Pictures in the data below are not part of the copy; transcribe everything else exactly.

-----

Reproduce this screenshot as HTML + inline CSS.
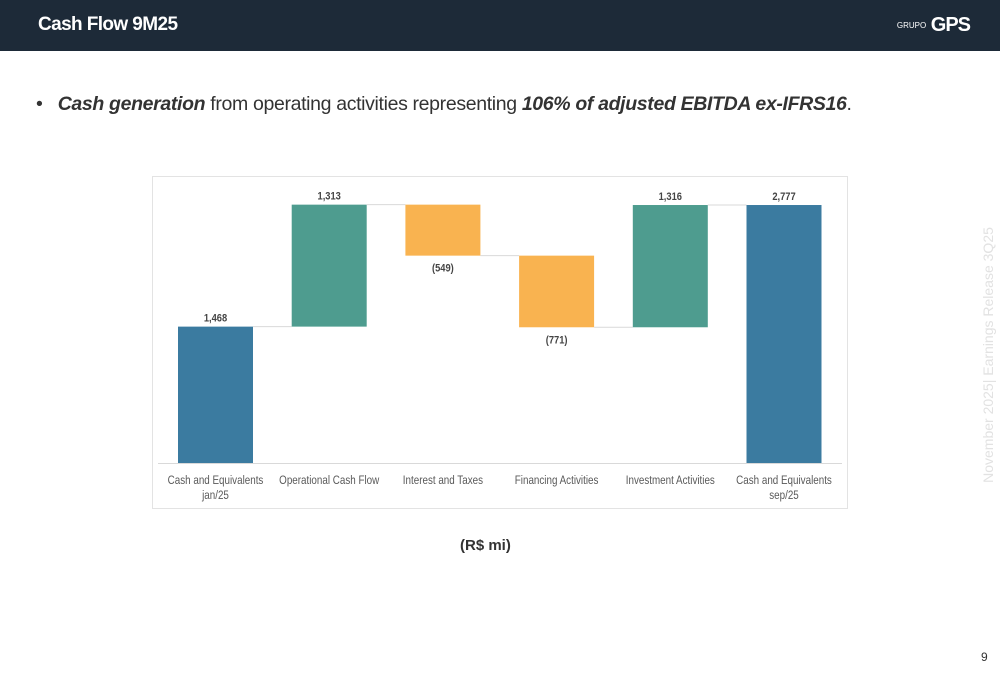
<!DOCTYPE html>
<html><head><meta charset="utf-8"><style>
body{margin:0;width:1000px;height:685px;background:#fff;position:relative;overflow:hidden;font-family:"Liberation Sans",sans-serif}
#hdr{position:absolute;left:0;top:0;width:1000px;height:51px;background:#1d2a38}
#ttl{position:absolute;left:38px;top:14px;color:#fff;font-size:19px;font-weight:bold;letter-spacing:-0.6px}
#logo{position:absolute;right:30px;top:14px;color:#fff;font-weight:bold;font-size:20px;letter-spacing:-1px}
#logo span{font-size:8px;font-weight:normal;vertical-align:middle;letter-spacing:0}
#bul{position:absolute;left:36px;top:93px;font-size:19.5px;color:#333;letter-spacing:-0.35px;word-spacing:0px}
#side{position:absolute;left:988px;top:355px;transform:translate(-50%,-50%) rotate(-90deg);white-space:nowrap;color:#e2e2e2;font-size:14px}
#pg{position:absolute;left:981px;top:650px;font-size:12px;color:#333}
#unit{position:absolute;left:460px;top:537px;font-size:15px;font-weight:bold;color:#333}
</style></head><body>
<div id="hdr"></div>
<div id="ttl">Cash Flow 9M25</div>
<div id="logo"><span>GRUPO</span> GPS</div>
<div id="bul">•&nbsp;&nbsp;&nbsp;<b><i>Cash generation</i></b> from operating activities representing <b><i>106% of adjusted EBITDA ex-IFRS16</i></b>.</div>
<div id="side">November 2025| Earnings Release 3Q25</div>
<div id="pg">9</div>
<div id="unit">(R$ mi)</div>
<svg id="chart" width="1000" height="685" style="position:absolute;left:0;top:0">
<rect x="152.5" y="176.5" width="695" height="332" fill="none" stroke="#e3e3e3"/>
<line x1="158" y1="463.5" x2="842" y2="463.5" stroke="#d9d9d9"/>
<g id="g"></g>
</svg>
<script>
const categories=[["Cash and Equivalents","jan/25"],["Operational  Cash Flow"],["Interest and Taxes"],["Financing Activities"],["Investment  Activities"],["Cash and Equivalents","sep/25"]];
const values=[1468,1313,-549,-771,1316,2777];
const types=["total","delta","delta","delta","delta","total"];
const labels=["1,468","1,313","(549)","(771)","1,316","2,777"];
const NS="http://www.w3.org/2000/svg",g=document.getElementById('g');
const y=v=>463-v*0.0929, xc=i=>215.5+i*113.7, W=75;
function mk(t,a){const e=document.createElementNS(NS,t);for(const k in a)e.setAttribute(k,a[k]);g.appendChild(e);return e;}
let run=0;
values.forEach((v,i)=>{
 let a,b,col;const prev=run;
 if(types[i]=="total"){a=0;b=v;run=v;col="#3b7ba0";}
 else{a=run;b=run+v;run=b;col=v>=0?"#4e9c8f":"#f9b350";}
 const top=y(Math.max(a,b)),bot=y(Math.min(a,b));
 if(i>0){const c=mk('line',{x1:xc(i-1)+W/2,x2:xc(i)-W/2,y1:y(prev),y2:y(prev),stroke:"#d9d9d9"});
 
 }
 const r=mk('rect',{x:xc(i)-W/2,y:top,width:W,height:bot-top,fill:col});
 
 
 const ty=v>=0?top-5:bot+16;
 const t=mk('text',{x:0,y:0,transform:`translate(${xc(i)},${ty}) scale(0.85,1)`,"text-anchor":"middle","font-size":"11","font-weight":"bold",fill:"#444"});
 t.textContent=labels[i];
 
 
 categories[i].forEach((ln,j)=>{const c=mk('text',{x:0,y:0,transform:`translate(${xc(i)},${484+j*15}) scale(0.82,1)`,"text-anchor":"middle","font-size":"12",fill:"#595959"});
 c.textContent=ln;
 
 });
});
</script>
</body></html>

-----

=== Output of the exercise ===
Reproduce this screenshot as HTML + inline CSS.
<!DOCTYPE html>
<html><head><meta charset="utf-8"><style>
body{margin:0;width:1000px;height:685px;background:#fff;position:relative;overflow:hidden;font-family:"Liberation Sans",sans-serif}
#hdr{position:absolute;left:0;top:0;width:1000px;height:51px;background:#1d2a38}
#ttl{position:absolute;left:38px;top:14px;color:#fff;font-size:19px;font-weight:bold;letter-spacing:-0.6px}
#logo{position:absolute;right:30px;top:14px;color:#fff;font-weight:bold;font-size:20px;letter-spacing:-1px}
#logo span{font-size:8px;font-weight:normal;vertical-align:middle;letter-spacing:0}
#bul{position:absolute;left:36px;top:93px;font-size:19.5px;color:#333;letter-spacing:-0.35px;word-spacing:0px}
#side{position:absolute;left:988px;top:355px;transform:translate(-50%,-50%) rotate(-90deg);white-space:nowrap;color:#e2e2e2;font-size:14px}
#pg{position:absolute;left:981px;top:650px;font-size:12px;color:#333}
#unit{position:absolute;left:460px;top:537px;font-size:15px;font-weight:bold;color:#333}
</style></head><body>
<div id="hdr"></div>
<div id="ttl">Cash Flow 9M25</div>
<div id="logo"><span>GRUPO</span> GPS</div>
<div id="bul">•&nbsp;&nbsp;&nbsp;<b><i>Cash generation</i></b> from operating activities representing <b><i>106% of adjusted EBITDA ex-IFRS16</i></b>.</div>
<div id="side">November 2025| Earnings Release 3Q25</div>
<div id="pg">9</div>
<div id="unit">(R$ mi)</div>
<svg id="chart" width="1000" height="685" style="position:absolute;left:0;top:0">
<rect x="152.5" y="176.5" width="695" height="332" fill="none" stroke="#e3e3e3"/>
<line x1="158" y1="463.5" x2="842" y2="463.5" stroke="#d9d9d9"/>
<g id="g"></g>
</svg>
<script>
const categories=[["Cash and Equivalents","jan/25"],["Operational  Cash Flow"],["Interest and Taxes"],["Financing Activities"],["Investment  Activities"],["Cash and Equivalents","sep/25"]];
const values=[1468,1313,-549,-771,1316,2777];
const types=["total","delta","delta","delta","delta","total"];
const labels=["1,468","1,313","(549)","(771)","1,316","2,777"];
const NS="http://www.w3.org/2000/svg",g=document.getElementById('g');
const y=v=>463-v*0.0929, xc=i=>215.5+i*113.7, W=75;
function mk(t,a){const e=document.createElementNS(NS,t);for(const k in a)e.setAttribute(k,a[k]);g.appendChild(e);return e;}
let run=0;
values.forEach((v,i)=>{
 let a,b,col;const prev=run;
 if(types[i]=="total"){a=0;b=v;run=v;col="#3b7ba0";}
 else{a=run;b=run+v;run=b;col=v>=0?"#4e9c8f":"#f9b350";}
 const top=y(Math.max(a,b)),bot=y(Math.min(a,b));
 if(i>0){const c=mk('line',{x1:xc(i-1)+W/2,x2:xc(i)-W/2,y1:y(prev),y2:y(prev),stroke:"#d9d9d9"});
 
 }
 const r=mk('rect',{x:xc(i)-W/2,y:top,width:W,height:bot-top,fill:col});
 
 
 const ty=v>=0?top-5:bot+16;
 const t=mk('text',{x:0,y:0,transform:`translate(${xc(i)},${ty}) scale(0.85,1)`,"text-anchor":"middle","font-size":"11","font-weight":"bold",fill:"#444"});
 t.textContent=labels[i];
 
 
 categories[i].forEach((ln,j)=>{const c=mk('text',{x:0,y:0,transform:`translate(${xc(i)},${484+j*15}) scale(0.82,1)`,"text-anchor":"middle","font-size":"12",fill:"#595959"});
 c.textContent=ln;
 
 });
});
</script>
</body></html>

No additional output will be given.